■ **Set exercise**: Extract the full listing verbatim and drop any pictures from your copy.

■ **Supplied entries**:
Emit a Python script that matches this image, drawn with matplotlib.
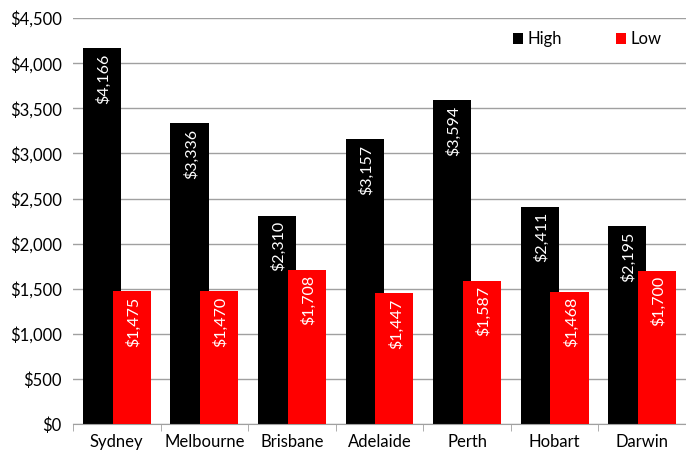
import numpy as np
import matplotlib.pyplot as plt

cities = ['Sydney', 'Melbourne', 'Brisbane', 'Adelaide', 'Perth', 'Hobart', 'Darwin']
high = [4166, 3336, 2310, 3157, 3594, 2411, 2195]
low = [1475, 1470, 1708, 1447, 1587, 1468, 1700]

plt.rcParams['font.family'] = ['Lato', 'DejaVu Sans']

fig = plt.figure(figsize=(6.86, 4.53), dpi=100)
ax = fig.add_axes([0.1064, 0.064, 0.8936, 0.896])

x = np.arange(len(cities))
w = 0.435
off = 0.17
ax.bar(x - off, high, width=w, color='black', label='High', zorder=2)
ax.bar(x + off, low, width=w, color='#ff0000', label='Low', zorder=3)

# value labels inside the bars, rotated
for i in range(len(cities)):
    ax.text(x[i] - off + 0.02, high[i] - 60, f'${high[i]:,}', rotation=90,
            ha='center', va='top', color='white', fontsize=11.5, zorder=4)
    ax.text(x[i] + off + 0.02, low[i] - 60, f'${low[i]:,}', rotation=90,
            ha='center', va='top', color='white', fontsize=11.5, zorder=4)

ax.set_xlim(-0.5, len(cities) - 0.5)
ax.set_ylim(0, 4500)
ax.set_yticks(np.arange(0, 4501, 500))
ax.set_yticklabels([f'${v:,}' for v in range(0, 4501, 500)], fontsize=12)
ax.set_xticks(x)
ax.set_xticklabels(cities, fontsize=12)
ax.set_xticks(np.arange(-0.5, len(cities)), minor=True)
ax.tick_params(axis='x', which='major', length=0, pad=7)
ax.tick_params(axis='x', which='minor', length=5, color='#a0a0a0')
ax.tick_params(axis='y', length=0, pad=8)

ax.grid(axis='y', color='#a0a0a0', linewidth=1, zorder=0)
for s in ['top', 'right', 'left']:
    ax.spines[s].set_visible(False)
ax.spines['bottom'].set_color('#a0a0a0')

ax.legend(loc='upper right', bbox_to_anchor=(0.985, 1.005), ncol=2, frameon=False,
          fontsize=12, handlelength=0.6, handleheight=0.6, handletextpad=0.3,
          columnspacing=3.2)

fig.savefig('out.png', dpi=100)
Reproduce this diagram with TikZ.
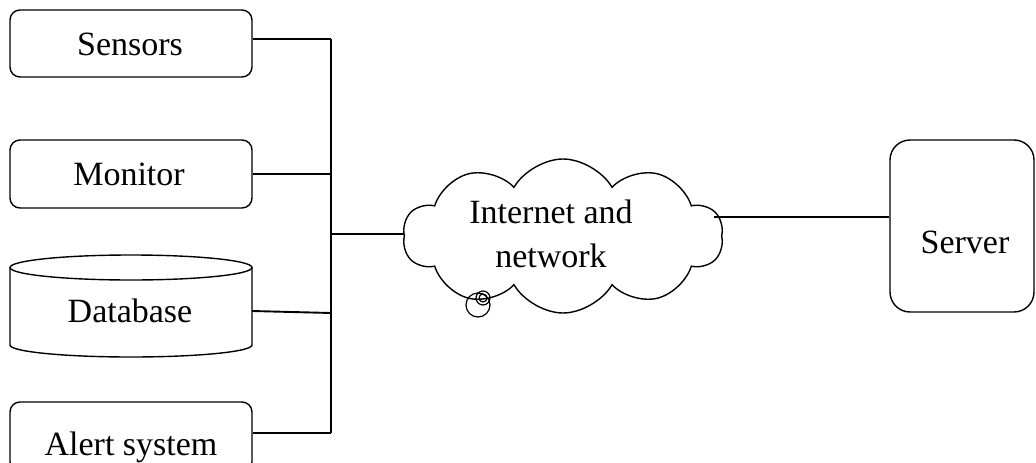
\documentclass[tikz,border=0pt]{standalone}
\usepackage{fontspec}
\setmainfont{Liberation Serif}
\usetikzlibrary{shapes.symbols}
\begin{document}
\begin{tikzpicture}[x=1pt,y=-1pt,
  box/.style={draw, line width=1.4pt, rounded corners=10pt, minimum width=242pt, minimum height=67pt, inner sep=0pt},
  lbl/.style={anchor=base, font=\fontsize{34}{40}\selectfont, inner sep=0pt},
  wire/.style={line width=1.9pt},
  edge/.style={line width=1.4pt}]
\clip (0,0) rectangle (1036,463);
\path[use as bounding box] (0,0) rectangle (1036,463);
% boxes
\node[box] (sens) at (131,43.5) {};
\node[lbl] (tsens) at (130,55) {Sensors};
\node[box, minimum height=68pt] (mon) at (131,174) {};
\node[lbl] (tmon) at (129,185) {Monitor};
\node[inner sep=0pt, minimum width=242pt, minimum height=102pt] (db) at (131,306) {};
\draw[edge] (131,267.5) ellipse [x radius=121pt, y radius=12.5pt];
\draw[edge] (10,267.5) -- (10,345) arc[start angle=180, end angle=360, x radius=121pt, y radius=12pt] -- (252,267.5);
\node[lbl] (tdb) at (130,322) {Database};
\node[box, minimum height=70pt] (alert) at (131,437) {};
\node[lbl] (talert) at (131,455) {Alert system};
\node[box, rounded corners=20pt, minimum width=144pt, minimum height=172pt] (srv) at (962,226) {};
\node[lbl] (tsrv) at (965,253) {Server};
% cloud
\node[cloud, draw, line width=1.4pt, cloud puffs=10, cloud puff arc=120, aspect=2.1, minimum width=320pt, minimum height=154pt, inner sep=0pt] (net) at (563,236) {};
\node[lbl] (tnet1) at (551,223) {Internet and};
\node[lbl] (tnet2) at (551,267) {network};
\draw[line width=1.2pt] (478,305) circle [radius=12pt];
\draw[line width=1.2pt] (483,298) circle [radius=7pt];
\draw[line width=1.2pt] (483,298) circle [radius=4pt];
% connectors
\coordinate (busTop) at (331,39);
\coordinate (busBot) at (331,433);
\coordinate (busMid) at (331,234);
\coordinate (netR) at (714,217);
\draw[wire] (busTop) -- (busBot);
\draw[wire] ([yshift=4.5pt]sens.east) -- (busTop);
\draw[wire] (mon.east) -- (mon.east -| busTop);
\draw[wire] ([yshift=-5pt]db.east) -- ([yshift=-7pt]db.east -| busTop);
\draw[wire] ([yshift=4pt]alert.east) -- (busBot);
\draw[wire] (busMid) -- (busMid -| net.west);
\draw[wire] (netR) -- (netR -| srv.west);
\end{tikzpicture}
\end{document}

■ **Result for this exercise**:
Emit a Python script that matches this image, drawn with matplotlib.
import numpy as np
import matplotlib.pyplot as plt

cities = ['Sydney', 'Melbourne', 'Brisbane', 'Adelaide', 'Perth', 'Hobart', 'Darwin']
high = [4166, 3336, 2310, 3157, 3594, 2411, 2195]
low = [1475, 1470, 1708, 1447, 1587, 1468, 1700]

plt.rcParams['font.family'] = ['Lato', 'DejaVu Sans']

fig = plt.figure(figsize=(6.86, 4.53), dpi=100)
ax = fig.add_axes([0.1064, 0.064, 0.8936, 0.896])

x = np.arange(len(cities))
w = 0.435
off = 0.17
ax.bar(x - off, high, width=w, color='black', label='High', zorder=2)
ax.bar(x + off, low, width=w, color='#ff0000', label='Low', zorder=3)

# value labels inside the bars, rotated
for i in range(len(cities)):
    ax.text(x[i] - off + 0.02, high[i] - 60, f'${high[i]:,}', rotation=90,
            ha='center', va='top', color='white', fontsize=11.5, zorder=4)
    ax.text(x[i] + off + 0.02, low[i] - 60, f'${low[i]:,}', rotation=90,
            ha='center', va='top', color='white', fontsize=11.5, zorder=4)

ax.set_xlim(-0.5, len(cities) - 0.5)
ax.set_ylim(0, 4500)
ax.set_yticks(np.arange(0, 4501, 500))
ax.set_yticklabels([f'${v:,}' for v in range(0, 4501, 500)], fontsize=12)
ax.set_xticks(x)
ax.set_xticklabels(cities, fontsize=12)
ax.set_xticks(np.arange(-0.5, len(cities)), minor=True)
ax.tick_params(axis='x', which='major', length=0, pad=7)
ax.tick_params(axis='x', which='minor', length=5, color='#a0a0a0')
ax.tick_params(axis='y', length=0, pad=8)

ax.grid(axis='y', color='#a0a0a0', linewidth=1, zorder=0)
for s in ['top', 'right', 'left']:
    ax.spines[s].set_visible(False)
ax.spines['bottom'].set_color('#a0a0a0')

ax.legend(loc='upper right', bbox_to_anchor=(0.985, 1.005), ncol=2, frameon=False,
          fontsize=12, handlelength=0.6, handleheight=0.6, handletextpad=0.3,
          columnspacing=3.2)

fig.savefig('out.png', dpi=100)
Reproduce this diagram with TikZ.
\documentclass[tikz,border=0pt]{standalone}
\usepackage{fontspec}
\setmainfont{Liberation Serif}
\usetikzlibrary{shapes.symbols}
\begin{document}
\begin{tikzpicture}[x=1pt,y=-1pt,
  box/.style={draw, line width=1.4pt, rounded corners=10pt, minimum width=242pt, minimum height=67pt, inner sep=0pt},
  lbl/.style={anchor=base, font=\fontsize{34}{40}\selectfont, inner sep=0pt},
  wire/.style={line width=1.9pt},
  edge/.style={line width=1.4pt}]
\clip (0,0) rectangle (1036,463);
\path[use as bounding box] (0,0) rectangle (1036,463);
% boxes
\node[box] (sens) at (131,43.5) {};
\node[lbl] (tsens) at (130,55) {Sensors};
\node[box, minimum height=68pt] (mon) at (131,174) {};
\node[lbl] (tmon) at (129,185) {Monitor};
\node[inner sep=0pt, minimum width=242pt, minimum height=102pt] (db) at (131,306) {};
\draw[edge] (131,267.5) ellipse [x radius=121pt, y radius=12.5pt];
\draw[edge] (10,267.5) -- (10,345) arc[start angle=180, end angle=360, x radius=121pt, y radius=12pt] -- (252,267.5);
\node[lbl] (tdb) at (130,322) {Database};
\node[box, minimum height=70pt] (alert) at (131,437) {};
\node[lbl] (talert) at (131,455) {Alert system};
\node[box, rounded corners=20pt, minimum width=144pt, minimum height=172pt] (srv) at (962,226) {};
\node[lbl] (tsrv) at (965,253) {Server};
% cloud
\node[cloud, draw, line width=1.4pt, cloud puffs=10, cloud puff arc=120, aspect=2.1, minimum width=320pt, minimum height=154pt, inner sep=0pt] (net) at (563,236) {};
\node[lbl] (tnet1) at (551,223) {Internet and};
\node[lbl] (tnet2) at (551,267) {network};
\draw[line width=1.2pt] (478,305) circle [radius=12pt];
\draw[line width=1.2pt] (483,298) circle [radius=7pt];
\draw[line width=1.2pt] (483,298) circle [radius=4pt];
% connectors
\coordinate (busTop) at (331,39);
\coordinate (busBot) at (331,433);
\coordinate (busMid) at (331,234);
\coordinate (netR) at (714,217);
\draw[wire] (busTop) -- (busBot);
\draw[wire] ([yshift=4.5pt]sens.east) -- (busTop);
\draw[wire] (mon.east) -- (mon.east -| busTop);
\draw[wire] ([yshift=-5pt]db.east) -- ([yshift=-7pt]db.east -| busTop);
\draw[wire] ([yshift=4pt]alert.east) -- (busBot);
\draw[wire] (busMid) -- (busMid -| net.west);
\draw[wire] (netR) -- (netR -| srv.west);
\end{tikzpicture}
\end{document}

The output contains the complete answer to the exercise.